▶ _Goal_
Print exactly the lines below between the line containing "What Chart.js code" and the line containing "const yTicks = [0, 1, 2, 3, 4, 5, 6, 7];", counting both of those lines. Leave pictures out.
-- BEGIN Records to use --
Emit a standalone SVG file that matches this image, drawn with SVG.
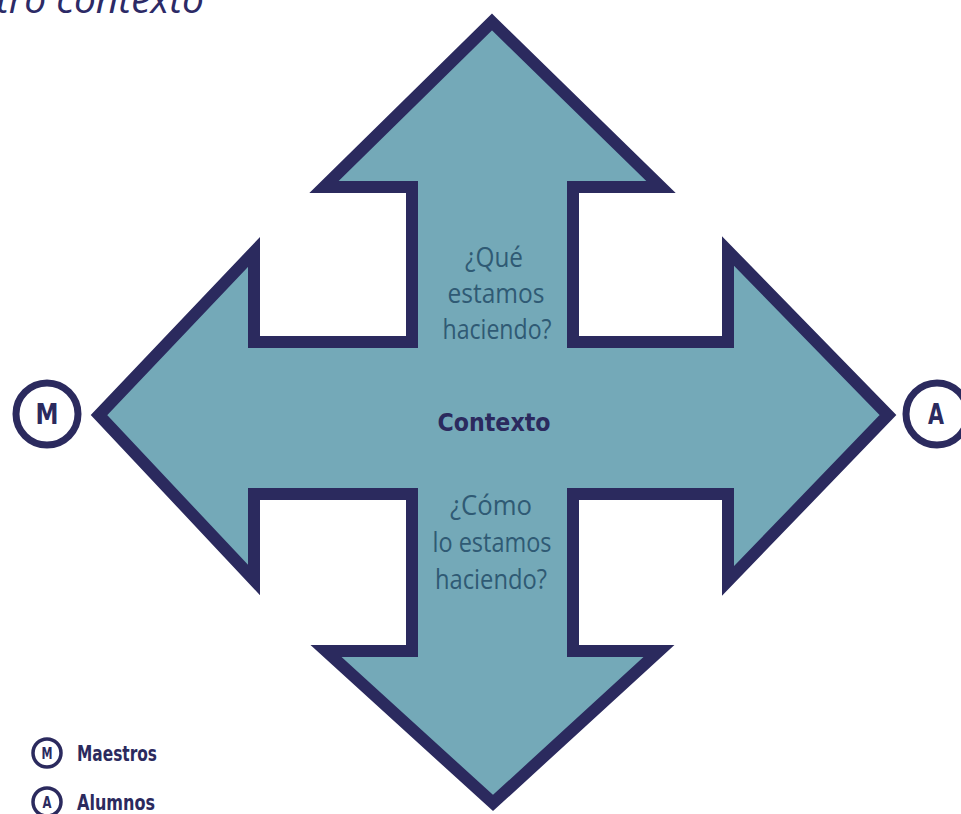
-- END Records to use --
-- BEGIN Records to use --
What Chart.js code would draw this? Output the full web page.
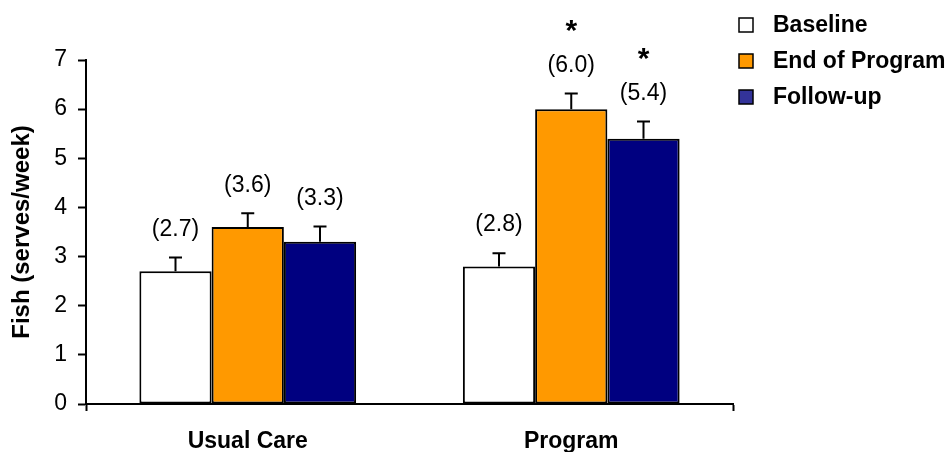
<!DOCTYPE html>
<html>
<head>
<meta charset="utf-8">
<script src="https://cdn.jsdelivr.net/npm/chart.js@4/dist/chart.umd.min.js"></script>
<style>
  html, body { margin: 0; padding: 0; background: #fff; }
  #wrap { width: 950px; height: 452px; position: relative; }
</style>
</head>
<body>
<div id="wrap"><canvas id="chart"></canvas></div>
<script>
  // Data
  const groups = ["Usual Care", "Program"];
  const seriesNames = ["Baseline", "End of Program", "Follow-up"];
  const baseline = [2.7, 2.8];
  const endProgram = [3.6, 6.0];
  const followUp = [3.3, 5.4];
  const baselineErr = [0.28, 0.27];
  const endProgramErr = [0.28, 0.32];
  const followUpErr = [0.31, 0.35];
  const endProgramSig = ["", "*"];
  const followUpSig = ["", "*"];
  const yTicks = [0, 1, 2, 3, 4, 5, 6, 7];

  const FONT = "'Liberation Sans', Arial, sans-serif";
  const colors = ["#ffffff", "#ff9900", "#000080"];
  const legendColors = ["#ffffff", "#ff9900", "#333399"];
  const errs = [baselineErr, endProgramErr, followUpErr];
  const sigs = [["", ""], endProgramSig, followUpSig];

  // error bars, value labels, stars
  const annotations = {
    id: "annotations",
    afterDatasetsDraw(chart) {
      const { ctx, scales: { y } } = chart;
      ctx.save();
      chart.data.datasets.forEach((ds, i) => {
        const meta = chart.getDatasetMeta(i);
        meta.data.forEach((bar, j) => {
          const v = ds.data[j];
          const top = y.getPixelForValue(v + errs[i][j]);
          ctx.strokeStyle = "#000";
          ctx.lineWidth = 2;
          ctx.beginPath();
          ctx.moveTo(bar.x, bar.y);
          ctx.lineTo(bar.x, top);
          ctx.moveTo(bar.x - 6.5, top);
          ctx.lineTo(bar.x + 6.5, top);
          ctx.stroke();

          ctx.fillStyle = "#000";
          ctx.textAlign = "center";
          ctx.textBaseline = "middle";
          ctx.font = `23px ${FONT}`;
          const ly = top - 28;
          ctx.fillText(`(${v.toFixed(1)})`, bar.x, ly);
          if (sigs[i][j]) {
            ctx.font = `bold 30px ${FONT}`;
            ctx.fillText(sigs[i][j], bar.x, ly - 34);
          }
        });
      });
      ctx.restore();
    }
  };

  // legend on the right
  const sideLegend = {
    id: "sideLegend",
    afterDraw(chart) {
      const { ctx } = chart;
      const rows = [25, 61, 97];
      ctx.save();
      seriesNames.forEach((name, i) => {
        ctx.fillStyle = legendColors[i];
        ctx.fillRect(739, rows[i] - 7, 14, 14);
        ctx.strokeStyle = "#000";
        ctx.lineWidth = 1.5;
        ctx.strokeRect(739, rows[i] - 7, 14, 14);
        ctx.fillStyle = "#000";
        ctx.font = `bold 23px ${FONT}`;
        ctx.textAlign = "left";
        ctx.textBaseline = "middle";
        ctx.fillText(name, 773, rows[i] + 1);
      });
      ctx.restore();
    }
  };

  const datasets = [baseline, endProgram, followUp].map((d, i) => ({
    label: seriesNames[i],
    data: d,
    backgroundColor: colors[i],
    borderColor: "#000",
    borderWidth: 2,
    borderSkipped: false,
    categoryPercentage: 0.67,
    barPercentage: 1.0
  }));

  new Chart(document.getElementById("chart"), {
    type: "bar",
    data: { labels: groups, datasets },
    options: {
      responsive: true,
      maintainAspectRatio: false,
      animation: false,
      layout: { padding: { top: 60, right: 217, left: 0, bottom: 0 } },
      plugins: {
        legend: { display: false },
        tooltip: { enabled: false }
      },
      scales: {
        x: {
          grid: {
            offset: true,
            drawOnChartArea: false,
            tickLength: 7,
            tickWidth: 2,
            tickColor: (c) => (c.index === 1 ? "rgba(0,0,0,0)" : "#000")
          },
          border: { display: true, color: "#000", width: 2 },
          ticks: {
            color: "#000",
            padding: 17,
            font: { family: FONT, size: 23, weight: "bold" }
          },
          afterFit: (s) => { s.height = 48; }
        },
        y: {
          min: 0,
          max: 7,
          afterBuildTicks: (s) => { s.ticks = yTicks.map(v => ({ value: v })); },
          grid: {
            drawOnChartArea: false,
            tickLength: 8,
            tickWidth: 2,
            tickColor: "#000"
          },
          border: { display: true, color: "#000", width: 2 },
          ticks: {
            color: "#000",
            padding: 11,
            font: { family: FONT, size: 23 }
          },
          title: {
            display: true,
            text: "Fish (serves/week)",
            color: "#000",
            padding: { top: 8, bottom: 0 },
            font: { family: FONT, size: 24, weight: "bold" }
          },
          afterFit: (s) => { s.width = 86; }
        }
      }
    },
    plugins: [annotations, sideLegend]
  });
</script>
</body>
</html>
-- END Records to use --
▶ _Solution to this problem_
What Chart.js code would draw this? Output the full web page.
<!DOCTYPE html>
<html>
<head>
<meta charset="utf-8">
<script src="https://cdn.jsdelivr.net/npm/chart.js@4/dist/chart.umd.min.js"></script>
<style>
  html, body { margin: 0; padding: 0; background: #fff; }
  #wrap { width: 950px; height: 452px; position: relative; }
</style>
</head>
<body>
<div id="wrap"><canvas id="chart"></canvas></div>
<script>
  // Data
  const groups = ["Usual Care", "Program"];
  const seriesNames = ["Baseline", "End of Program", "Follow-up"];
  const baseline = [2.7, 2.8];
  const endProgram = [3.6, 6.0];
  const followUp = [3.3, 5.4];
  const baselineErr = [0.28, 0.27];
  const endProgramErr = [0.28, 0.32];
  const followUpErr = [0.31, 0.35];
  const endProgramSig = ["", "*"];
  const followUpSig = ["", "*"];
  const yTicks = [0, 1, 2, 3, 4, 5, 6, 7];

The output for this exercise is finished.